Growing Apologist

Becoming a Defender of Truth

The Angelic Doctor: St. Thomas Aquinas

on January 31, 2012

A Student’s Prayer

By St. Thomas Aquinas

Creator of all things, True source of light and wisdom, Origin of all being, Graciously let a ray of your light penetrate The darkness of my understanding.

Take from me the double darkness In which I have been born, An obscurity of sin and ignorance.

Give me a keen understanding, A retentive memory, and The ability to grasp things Correctly and fundamentally.

Grant me the talent Of being exact in my explanations And the ability to express myself With thoroughness and charm.

Point out the beginning, Direct the progress, And help in the completion.

I ask this through Christ our Lord.  Amen.
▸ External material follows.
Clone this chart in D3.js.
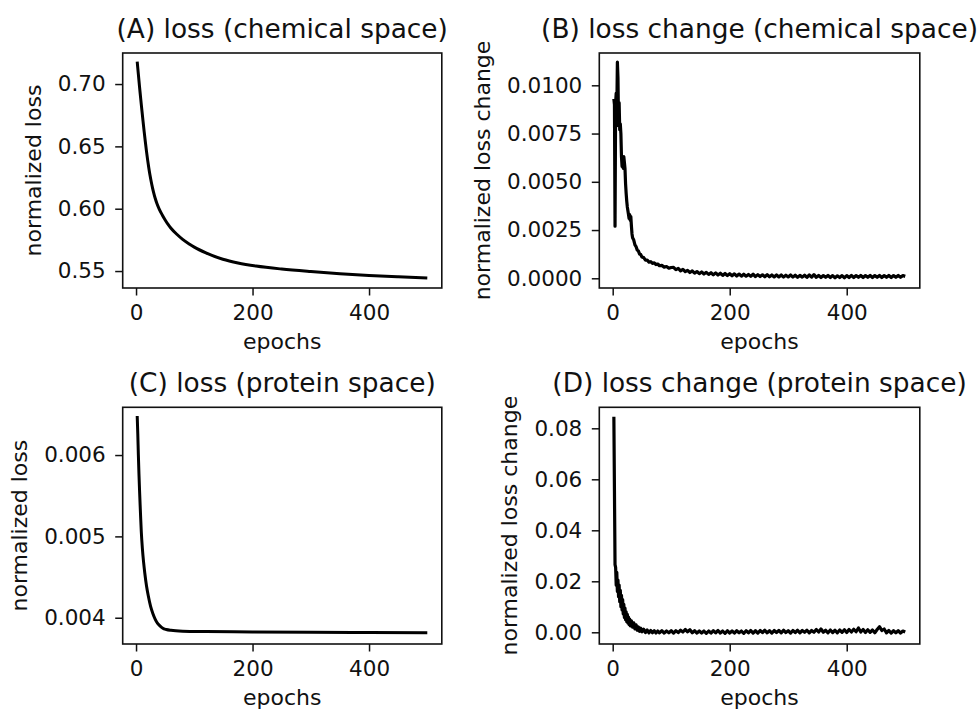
<!DOCTYPE html>
<html>
<head>
<meta charset="utf-8">
<script src="https://cdn.jsdelivr.net/npm/d3@7"></script>
<style>
  html, body { margin: 0; padding: 0; background: #fff; }
  svg { display: block; }
  text { font-family: "DejaVu Sans", sans-serif; fill: #111; }
</style>
</head>
<body>
<svg id="chart" width="978" height="710"></svg>
<script>
// ---------------- DATA ----------------
const xTicks = [0, 200, 400];

// (A) loss (chemical space)
const epochsA = [2,3,4,5,6,7,8,9,10,12,14,16,18,20,22,24,26,28,30,33,36,40,45,50,55,60,70,80,92,100,120,149,175,206,250,300,350,400,450,500];
const lossA   = [0.718,0.7128,0.7077,0.7027,0.6978,0.6930,0.6883,0.6837,0.6792,0.6703,0.6617,0.6535,0.6458,0.6388,0.6325,0.6268,0.6218,0.6173,0.6133,0.6082,0.6040,0.5995,0.5950,0.5910,0.5874,0.5843,0.5795,0.5754,0.5715,0.5692,0.5646,0.5595,0.5565,0.5540,0.5516,0.5496,0.5479,0.5465,0.5454,0.5445];
const ticksA  = [0.55, 0.60, 0.65, 0.70];

// (B) loss change (chemical space)
const epochsB = [2,3,4,5,6,7,8,9,10,11,12,13,14,15,16,17,18,19,20,21,22,23,24,25,26,27,28,29,30,31,32,33,34,36,38,40,42,44,46,48,50,53,56,59,62,65,68,71,74,77,80,84,88,92,96,100,
  104,108,112,116,120,124,128,132,136,140,144,148,152,156,160,164,168,172,176,180,184,188,192,196,200,
  204,208,212,216,220,224,228,232,236,240,244,248,252,256,260,264,268,272,276,280,284,288,292,296,300,
  304,308,312,316,320,324,328,332,336,340,344,348,352,356,360,364,368,372,376,380,384,388,392,396,400,
  404,408,412,416,420,424,428,432,436,440,444,448,452,456,460,464,468,472,476,480,484,488,492,496,500];
const changeB = [0.0093,0.0090,0.0027,0.0091,0.0096,0.0086,0.0112,0.0104,0.0079,0.0091,0.0077,0.0080,0.0075,0.0063,0.0058,0.0063,0.0057,0.0063,0.0060,0.0057,0.0049,0.0044,0.0040,0.0037,0.0035,0.0033,0.0031,0.0033,0.0030,0.0032,0.0027,0.0023,0.0021,0.00198,0.00173,0.00164,0.00146,0.00141,0.00125,0.00123,0.00110,0.00107,0.00094,0.00094,0.00084,0.00086,0.00077,0.00080,0.00071,0.00074,0.00065,0.00067,0.00058,0.00061,0.00052,0.00056,
  0.00057,0.00045,0.00051,0.00039,0.00046,0.00034,0.00041,0.00030,0.00038,0.00027,0.00035,0.00024,0.00033,0.00022,0.00031,0.00020,0.00029,0.00018,0.00028,0.00017,0.00026,0.00015,0.00025,0.00014,0.00024,
  0.00013,0.00023,0.00012,0.00022,0.00011,0.00021,0.00011,0.00020,0.00010,0.00021,0.00009,0.00019,0.00009,0.00018,0.00008,0.00019,0.00008,0.00017,0.00007,0.00018,0.00007,0.00017,0.00006,0.00016,0.00007,
  0.00017,0.00006,0.00016,0.00005,0.00015,0.00006,0.00016,0.00005,0.00017,0.00006,0.00019,0.00005,0.00015,0.00004,0.00014,0.00005,0.00015,0.00004,0.00014,0.00003,0.00013,0.00004,0.00014,0.00003,0.00014,
  0.00004,0.00015,0.00004,0.00014,0.00005,0.00015,0.00004,0.00014,0.00005,0.00015,0.00004,0.00014,0.00005,0.00015,0.00004,0.00014,0.00005,0.00015,0.00004,0.00014,0.00005,0.00015,0.00005,0.00014,0.00010];
const ticksB  = [0, 0.0025, 0.0050, 0.0075, 0.0100];

// (C) loss (protein space)
const epochsC = [2,3,4,5,6,7,8,9,11,13,15,18,21,25,29,33,37,41,46,52,60,80,120,200,300,400,500];
const lossC   = [0.00648,0.00626,0.00600,0.00577,0.00557,0.00539,0.00522,0.00506,0.00484,0.00468,0.00455,0.00439,0.00427,0.00414,0.00405,0.00398,0.00393,0.00390,0.00387,0.003855,0.003845,0.003835,0.00383,0.003825,0.00382,0.003818,0.003816];
const ticksC  = [0.004, 0.005, 0.006];

// (D) loss change (protein space)
const epochsD = [2,3,4,5,6,7,8,9,10,11,12,13,14,15,16,17,18,19,20,21,22,23,24,25,26,27,28,29,30,32,34,36,38,40,42,44,46,48,50,53,56,59,62,65,68,71,74,77,80,84,88,92,96,100,
  104,108,112,116,120,124,128,132,136,140,144,148,152,156,160,164,168,172,176,180,184,188,192,196,200,
  204,208,212,216,220,224,228,232,236,240,244,248,252,256,260,264,268,272,276,280,284,288,292,296,300,
  304,308,312,316,320,324,328,332,336,340,344,348,352,356,360,364,368,372,376,380,384,388,392,396,400,
  404,408,412,416,420,424,428,432,436,440,444,448,452,456,460,464,468,472,476,480,484,488,492,496,500];
const changeD = [0.0845,0.0555,0.0265,0.0255,0.0185,0.0235,0.0160,0.0205,0.0140,0.0185,0.0120,0.0165,0.0100,0.0145,0.0088,0.0128,0.0072,0.0110,0.0058,0.0095,0.0050,0.0080,0.0042,0.0070,0.0036,0.0060,0.0030,0.0052,0.0025,0.0045,0.0020,0.0037,0.0013,0.0029,0.0008,0.0021,0.0004,0.0016,0.0002,0.0012,-0.0001,0.0009,-0.0002,0.0007,-0.0002,0.0006,-0.0003,0.0005,-0.0002,0.0006,-0.0003,0.0005,-0.0002,0.0006,
  -0.0003,0.0006,-0.0001,0.0008,0.0001,0.0011,0.0002,0.0010,-0.0002,0.0006,-0.0003,0.0005,-0.0003,0.0005,-0.0004,0.0005,-0.0003,0.0006,-0.0002,0.0007,-0.0003,0.0005,-0.0004,0.0006,-0.0003,
  0.0005,-0.0003,0.0006,-0.0002,0.0005,-0.0004,0.0006,-0.0002,0.0007,-0.0003,0.0006,-0.0003,0.0007,-0.0001,0.0008,-0.0002,0.0006,-0.0003,0.0007,-0.0001,0.0007,-0.0002,0.0008,-0.0001,0.0006,
  -0.0003,0.0007,-0.0001,0.0008,-0.0002,0.0007,0.0000,0.0008,-0.0002,0.0007,0.0000,0.0011,0.0001,0.0013,0.0000,0.0008,-0.0002,0.0009,-0.0001,0.0008,-0.0002,0.0009,0.0000,0.0010,-0.0001,
  0.0011,0.0001,0.0012,0.0002,0.0017,0.0001,0.0011,-0.0001,0.0010,0.0000,0.0009,-0.0002,0.0011,0.0022,0.0007,0.0013,-0.0002,0.0007,-0.0003,0.0006,-0.0002,0.0006,-0.0003,0.0005,0.0001];
const ticksD  = [0, 0.02, 0.04, 0.06, 0.08];

const titles = ["(A) loss (chemical space)", "(B) loss change (chemical space)", "(C) loss (protein space)", "(D) loss change (protein space)"];
const yLabels = ["normalized loss", "normalized loss change", "normalized loss", "normalized loss change"];
const xLabel = "epochs";

// ---------------- LAYOUT ----------------
const panels = [
  { title: titles[0], ylab: yLabels[0], ex: epochsA, vals: lossA,   ticks: ticksA, fmt: d3.format(".2f"), yDom: [0.5364, 0.7249],    box: [122.7, 441.8, 53, 288],    smooth: true },
  { title: titles[1], ylab: yLabels[1], ex: epochsB, vals: changeB, ticks: ticksB, fmt: d3.format(".4f"), yDom: [-0.000503, 0.011674], box: [599.3, 919.8, 53, 288],  smooth: false },
  { title: titles[2], ylab: yLabels[2], ex: epochsC, vals: lossC,   ticks: ticksC, fmt: d3.format(".3f"), yDom: [0.003677, 0.006587], box: [122.7, 441.8, 407.3, 644], smooth: true },
  { title: titles[3], ylab: yLabels[3], ex: epochsD, vals: changeD, ticks: ticksD, fmt: d3.format(".2f"), yDom: [-0.00459, 0.08824],  box: [599.3, 919.8, 407.3, 644], smooth: false }
];
const xDom = [-22.9, 524.9];

const svg = d3.select("#chart");
const TICK_FS = 21.5, LABEL_FS = 22, TITLE_FS = 26.4;

panels.forEach(p => {
  const [x0, x1, y0, y1] = p.box;
  const x = d3.scaleLinear().domain(xDom).range([x0, x1]);
  const y = d3.scaleLinear().domain(p.yDom).range([y1, y0]);
  const g = svg.append("g");

  // line
  const line = d3.line()
    .x((d, i) => x(p.ex[i]))
    .y(d => y(d))
    .curve(p.smooth ? d3.curveMonotoneX : d3.curveLinear);
  g.append("path")
    .attr("d", line(p.vals))
    .attr("fill", "none")
    .attr("stroke", "#000")
    .attr("stroke-width", p.smooth ? 3 : 3.2)
    .attr("stroke-linejoin", "round");

  // x axis
  const xa = g.append("g").attr("transform", `translate(0,${y1})`)
    .call(d3.axisBottom(x).tickValues(xTicks).tickSize(7.5).tickPadding(9.5).tickSizeOuter(0));
  xa.select(".domain").remove();
  xa.selectAll("line").attr("stroke", "#111").attr("stroke-width", 1.5);
  xa.selectAll("text").style("font-family", "DejaVu Sans").style("font-size", TICK_FS + "px").attr("fill", "#111");

  // y axis
  const ya = g.append("g").attr("transform", `translate(${x0},0)`)
    .call(d3.axisLeft(y).tickValues(p.ticks).tickFormat(p.fmt).tickSize(7.5).tickPadding(9.5).tickSizeOuter(0));
  ya.select(".domain").remove();
  ya.selectAll("line").attr("stroke", "#111").attr("stroke-width", 1.5);
  ya.selectAll("text").style("font-family", "DejaVu Sans").style("font-size", TICK_FS + "px").attr("fill", "#111");

  // spines
  g.append("rect").attr("x", x0).attr("y", y0).attr("width", x1 - x0).attr("height", y1 - y0)
    .attr("fill", "none").attr("stroke", "#111").attr("stroke-width", 1.6);

  // y label
  const bb = ya.node().getBBox();
  const lx = x0 + bb.x - 17;
  const cy = (y0 + y1) / 2;
  g.append("text").attr("transform", `translate(${lx},${cy}) rotate(-90)`)
    .attr("text-anchor", "middle").style("font-size", LABEL_FS + "px").text(p.ylab);

  // x label
  g.append("text").attr("x", (x0 + x1) / 2).attr("y", y1 + 61)
    .attr("text-anchor", "middle").style("font-size", LABEL_FS + "px").text(xLabel);

  // title
  g.append("text").attr("x", (x0 + x1) / 2).attr("y", y0 - 15.5)
    .attr("text-anchor", "middle").style("font-size", TITLE_FS + "px").text(p.title);
});
</script>
</body>
</html>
Taken from the Apple Seeds website, produced by Fr. Brian Cavanaugh of the Third Order Franciscan and is found here: http://www.appleseeds.org/aquinas_stdpryr.htm

What is a Doctor?

From Microsoft Office

The Doctors writings are used to educate

The title ‘Doctor of the Church’ does not refer to a medical practice, but is the title of an authorized teacher and theologian of the Catholic Church. [1] This is a special title given by the pope to people who fulfill three requirements: remarkable holiness even for a saint; depth of doctrinal insight; extensive body of writings that are an expression of authentic and life giving Catholic Tradition. [1]

Often times, these people are also considered fathers of Christianity and whose works are well respected by Catholics and non-Catholics alike. There are thirty-three official Doctors of the Church; each one is considered to not be infallible—meaning there may be errors in their writings and teachings, however their writing impacted and guided the Church none-the-less. [2] St. Ambrose, St. Augustine, St. Francis de Sales and St. Catherine of Siena are a few of the Doctors.

Five Lessons from the Angelic Doctor of the Church

Saint Thomas Aquinas recently had a feast day on January 28th. Here are five key points about his life, a model for all to look up to.

  1. With his parent’s end goal of gaining prestige and power by their son becoming the Abbey of Monte, St. Thomas was submitted to the care of the Benedictines of Monte Casino at the age of five around the year 1231. [3, 4] There St. Thomas excelled in his education, even going beyond his peers in education and virtue. [4]
  2. At the age of 17, his father, the Count of Aquinas, sent St. Thomas to the University of Naples so to further his education. [3] To the distress of his parents, St. Thomas became inspired by the Dominicans and decided to join the order despite his family’s plans. [3, 4]
  3. His parents tried everything to dissuade him of this decision. During his two years of discernment, they went as far as sending St. Thomas an impure woman to tempt him. But St. Thomas remained chaste and for this, God rewarded him the gift of perfect, ‘Angelic’ chastity. [4]
  4. St. Thomas Aquinas’s writings and sermons flowed from his personal prayer life. [3] His greatest writing, Summa Theologiae summarizes and explains the entire body of Catholic teaching and is used even today to educate people. [5]
  5. He died in 1274, canonized as a saint and declared a Doctor of the Church in 1323. [4] St. Thomas Aquinas is the patron saint of Academics, apologists, theologians, chastity, lightning and storms. [5]

References and Additional Reading

On Doctors of the Catholic Church:

[1] Introduction to the Doctors of the Catholic Church; Definition and Complete List, The Crossroads Initiative, Marcellino D’Ambrosio, Ph.D., available online (1/31/12). 

[2] Doctors of the Church, Catholic Online, available online (1/31/12).

On St. Thomas Aquinas:

[3] St. Thomas Aquinas: His Life and Writings, The Crossroads Initiative, available online (1/31/12).

[4] St. Thomas Aquinas, Catholic Online, available online (1/31/12).

[5] January 28th, Memorial of St. Thomas Aquinas, priest and doctor, CatholicCulture.org, available online (1/31/12).